The role of technology in helping senior living communities keep residents connected and safe.
November 16, 2021
By: Kimberly Bonvissuto,
Resident engagement and safety are two areas where technology can improve quality of life and create meaningful experiences. But not in the way you might think, according to K4Connect co-founder and CEO Scott Moody.
In its second quarterly insights report, K4Connect looked at the role of technology in helping operators navigate post-pandemic life in their communities. K4Connect CEO and co-founder Scott Moody said the report recognizes areas where technology adds value, while also showing where operators can implement solutions to better meet the needs of their residents.
“We hear a lot about engagement and safety in senior living — and that became particularly true during COVID,” Moody told McKnight’s Senior Living. But in looking at the results of the company’s fall 2021 technology insights report, he said he wonders if people are thinking about those two areas in the right way.
While community leaders are looking at resident engagement as a measure of participation in activities, residents are looking at friendships and connections with other residents as a measure of their happiness and satisfaction.
The K4Connect survey found that living in a senior living community helped to combat loneliness for older adults — 70% of residents said they were rarely or never lonely, and 82% said living in a community reduced their level of loneliness.

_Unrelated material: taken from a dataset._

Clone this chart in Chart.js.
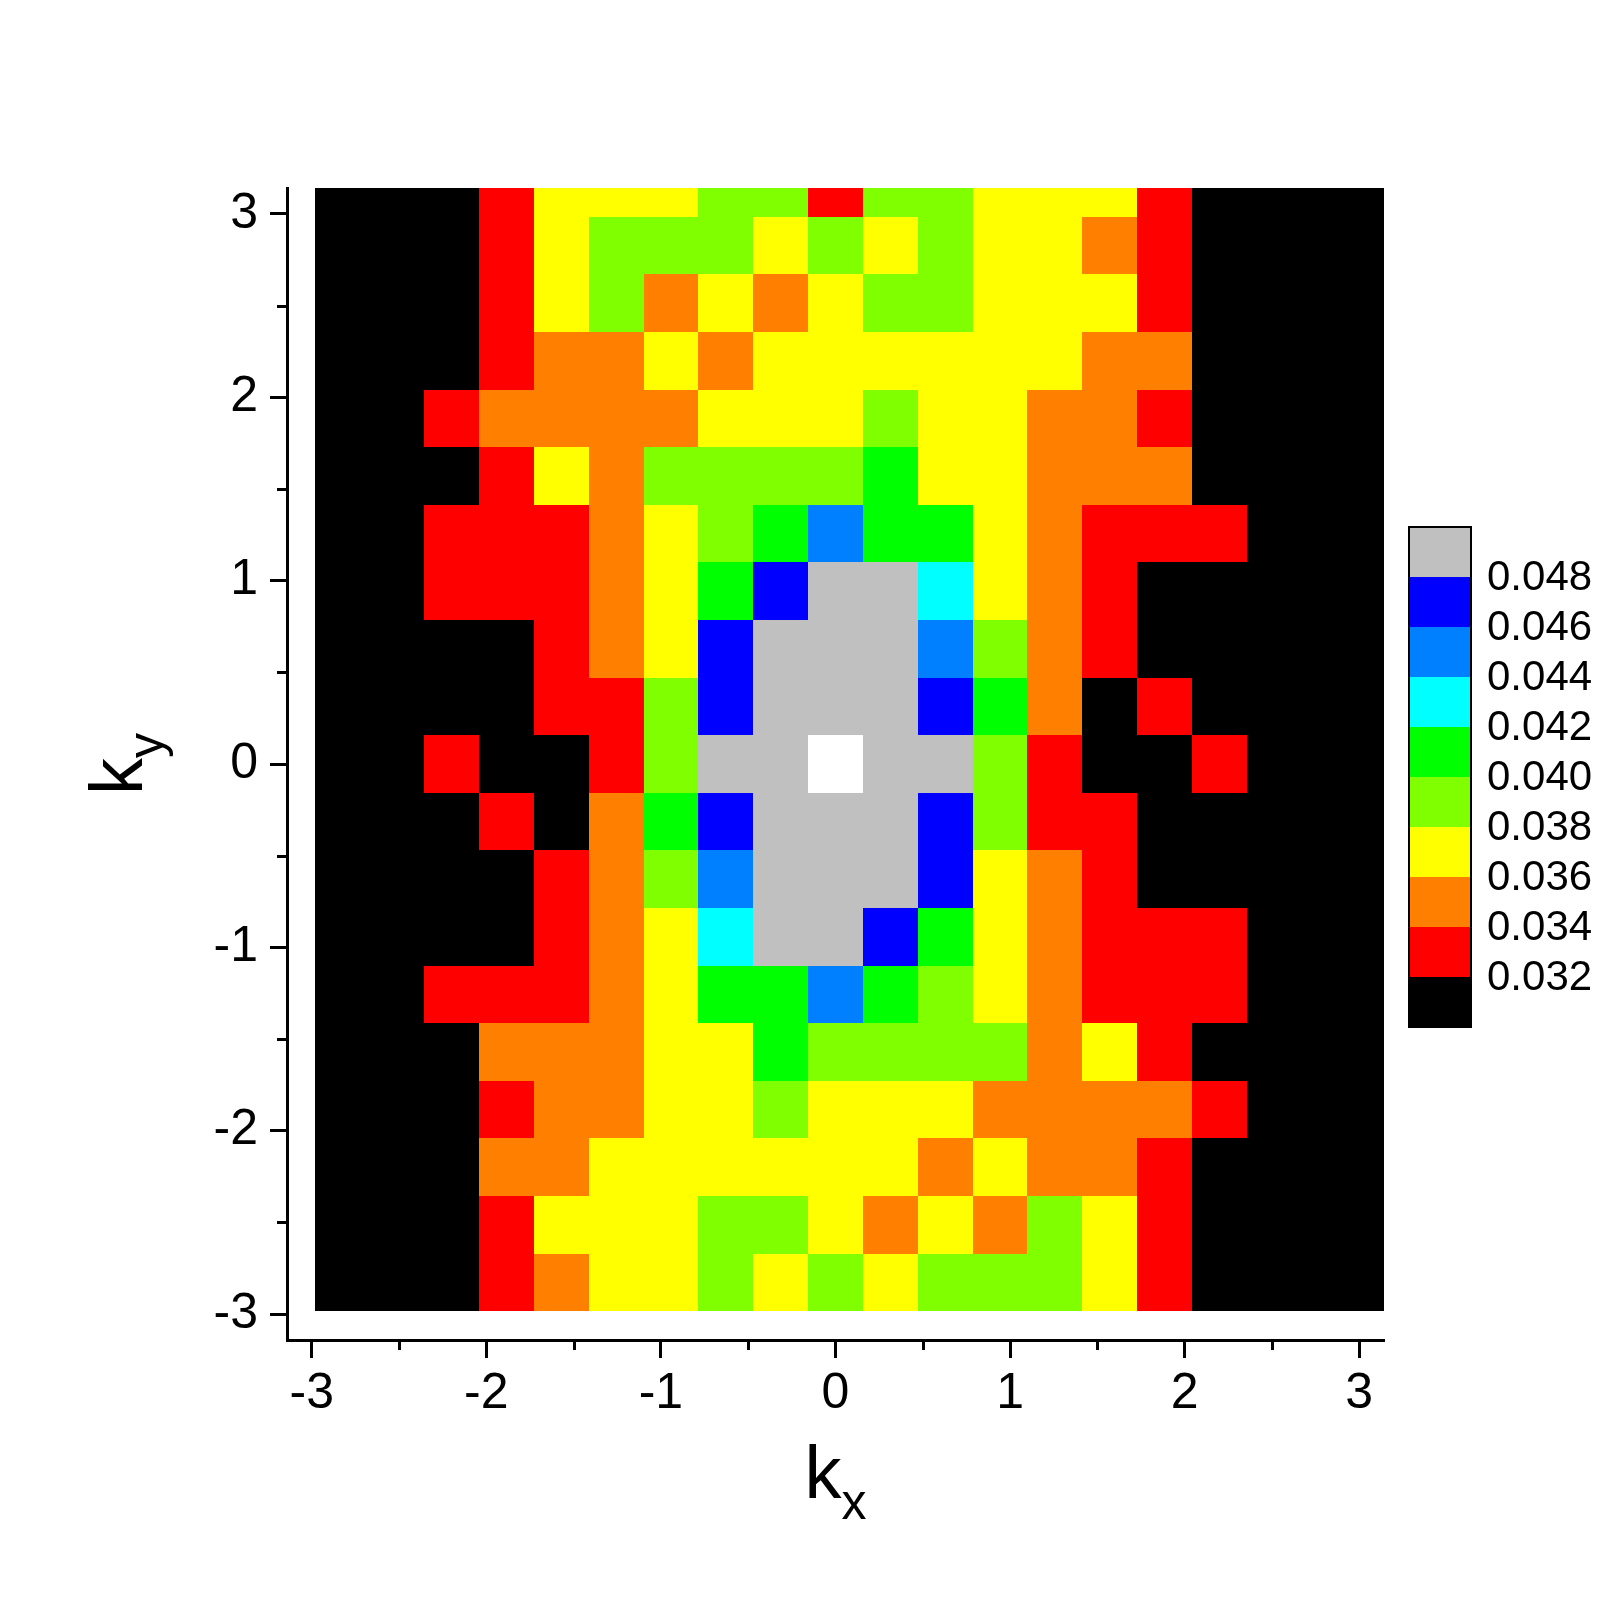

One in four residents (23%) said loneliness was most prevalent in the evening. Moody said that corresponds to drops in staffing levels and community activities.
He said he looks at digital connections — such as searchable digital directories, video chat, messaging — as a way to foster physical connections. He added that too often the focus is on who is engaging with a platform and who is going to activities. Instead, he said, the focus should be on those who do not participate.
“They are more lonely and more likely to leave a rental community because they don’t know anyone. They don’t go to activities. They probably don’t know most of their neighbors. Nothing is keeping them there,” Moody explained. He added that the survey found that residents who are engaged in their communities and develop friendships are more likely to stay. “I’m more likely to stay in a community if all my friends are here, not if they have a good yoga class.”
When it comes to resident safety, crucial areas for technology include resident visibility, automatic alerting and fall risk mitigation.
Tom Whitaker, executive director for The Carrington at Lincolnwood, which won the Gold award in the Keep It Super Simple category of the 2021 McKnight’s Excellence in Technology Awards, implemented K4Connect’s invisible check-in system in its standalone independent living community beginning in April.
The technology is placed inside existing light switches and alerts staff members twice a day if no movement is detected in an apartment.
“All the residents have to do is get up and go about their day as they normally would. They don’t have to pull a pull cord, press a button, open the front door or call someone,” Whitaker told McKnight’s Senior Living.
He said 97% of his residents are automatically checked in during each window of time, meaning staff have to call or physically check on only 3% of residents in a given day. The technology has been installed in 188 of its 251 apartments so far.
According to the K4Connect survey, 80% of resident survey respondents said automated check-in programs helped them feel safer, while 73% of staff agreed it contributed to increased safety and risk management in their community.